Education research: Assessment outputs, subgroup distributions, and proficiency levels are generally delivered in percentage terms. Converting to decimal facilitates weighted models, variance calculations, and reproducible code pipelines.
Best Practices for Accurate Conversion Workflows
- Always capture original format metadata (fraction, percent, fraction percent).
- Normalize to decimal for calculations, but preserve source value for reporting traceability.
- Use sufficient precision internally, then apply display rounding at the final output stage.
- Automate validation checks for denominator zero and extreme outlier values.
- In shared dashboards, display both percent and decimal where practical.
- Document formulas in-line so future users do not reinterpret units.
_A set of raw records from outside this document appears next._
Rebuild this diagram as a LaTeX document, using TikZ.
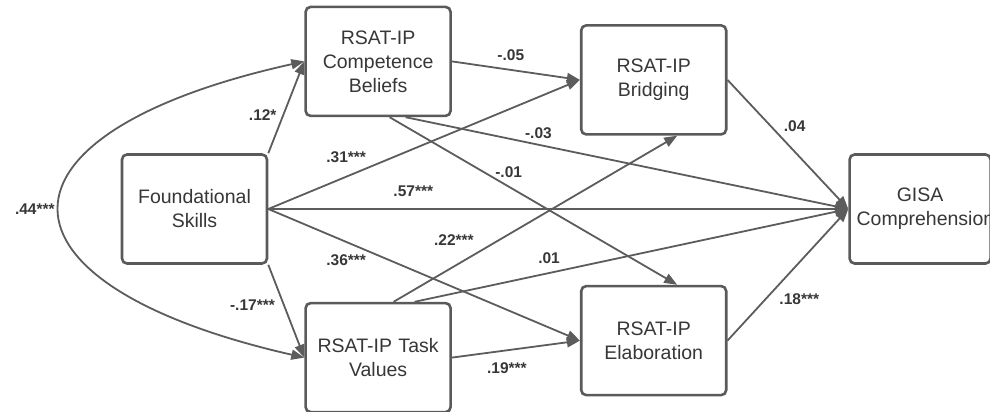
\documentclass[tikz,border=0pt]{standalone}
\usepackage{fontspec}
\setmainfont{Liberation Sans}
\usepackage{tikz}
\usetikzlibrary{arrows.meta, positioning}
\definecolor{boxgray}{RGB}{90, 90, 90}
\definecolor{linegray}{RGB}{92, 92, 92}
\definecolor{textgray}{RGB}{55, 55, 55}
\tikzstyle{box} = [rectangle, draw=boxgray, fill=white, line width=2.6pt, minimum width=145pt, minimum height=109pt, text width=131pt, inner sep=7pt, align=center, rounded corners=5pt, text=textgray, font=\fontsize{19.5}{24}\selectfont]
\tikzstyle{path} = [draw, -{Triangle[length=13pt, width=10pt]}, line width=1.8pt, linegray]
\tikzstyle{lbl} = [font=\bfseries\fontsize{15.5}{18}\selectfont, text=textgray, inner sep=2pt]

\begin{document}
\begin{tikzpicture}[x=1pt, y=-1pt]
    \useasboundingbox (0,0) rectangle (990,412);
    \clip (0,0) rectangle (990,412);
    % Nodes
    \node (found) [box] at (194.5,209) {Foundational\\Skills};
    \node (comp) [box, above right=36pt and 36pt of found] {RSAT-IP\\Competence\\Beliefs};
    \node (task) [box, below right=37pt and 36pt of found] {RSAT-IP Task\\Values};
    \node (bridge) [box, right=128pt of comp, yshift=-18.5pt] {RSAT-IP\\Bridging};
    \node (elab) [box, right=128pt of task, yshift=17pt] {RSAT-IP\\Elaboration};
    \node (gisa) [box, right=580pt of found, minimum width=141pt, text width=127pt] {GISA\\Comprehension};

    % Paths
    \draw [path, {Triangle[length=13pt, width=10pt]}-{Triangle[length=13pt, width=10pt]}] (comp.west) .. controls +(-325,72) and +(-325,-74) .. node[lbl, pos=0.5, left=3pt] {.44***} (task.west);
    \draw [path] (found.north east) -- node[lbl, pos=0.42, left=4pt] {.12*} (comp.west);
    \draw [path] (found.south east) -- node[lbl, pos=0.43, left=6pt] {-.17***} (task.west);
    \draw [path] (found.east) -- node[lbl, pos=0.25, above=11pt] {.31***} (bridge.west);
    \draw [path] (found.east) -- node[lbl, pos=0.25, above=9.5pt] {.57***} (gisa.west);
    \draw [path] (found.east) -- node[lbl, pos=0.25, below=9.5pt] {.36***} (elab.west);
    \draw [path] (comp.east) -- node[lbl, pos=0.46, above=6pt] {-.05} (bridge.west);
    \draw [path] ([xshift=27.5pt]comp.south) -- node[lbl, pos=0.3, above=3.5pt] {-.03} (gisa.west);
    \draw [path] ([xshift=11.5pt]comp.south) -- node[lbl, pos=0.414, above=6pt] {-.01} ([xshift=23.5pt]elab.north);
    \draw [path] ([xshift=15.5pt]task.north) -- node[lbl, pos=0.3, anchor=east, xshift=-2pt, yshift=12pt] {.22***} ([xshift=23.5pt]bridge.south);
    \draw [path] ([xshift=36.5pt]task.north) -- node[lbl, pos=0.31, above=6.5pt] {.01} (gisa.west);
    \draw [path] (task.east) -- node[lbl, pos=0.43, below=9pt] {.19***} (elab.west);
    \draw [path] (bridge.east) -- node[lbl, pos=0.36, right=10pt] {.04} (gisa.west);
    \draw [path] (elab.east) -- node[lbl, pos=0.315, right=11pt] {.18***} (gisa.west);
\end{tikzpicture}
\end{document}
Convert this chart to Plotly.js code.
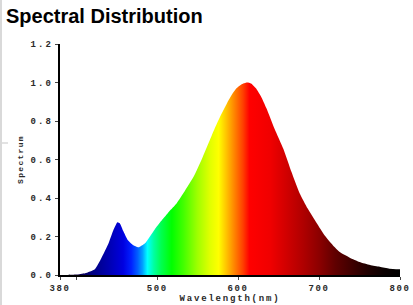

Quick Reference Formula Sheet
- Fraction to decimal: D = a / b
- Percent to decimal: D = p / 100
- Fraction percent to decimal: D = (a / b) / 100
- Decimal to percent: P = D x 100
- Decimal to growth factor: G = 1 + D
Final Takeaway
A fraction percent to decimal calculator is not just a convenience tool. It is a data quality guardrail. It prevents one of the most common numeric interpretation errors: mixing fraction values with percent semantics. By forcing explicit mode selection and showing transformed outputs side by side, the calculator helps students, analysts, and professionals work with confidence. Whether you are building a model, auditing a report, or preparing policy briefs, converting correctly at the start protects every decision that follows.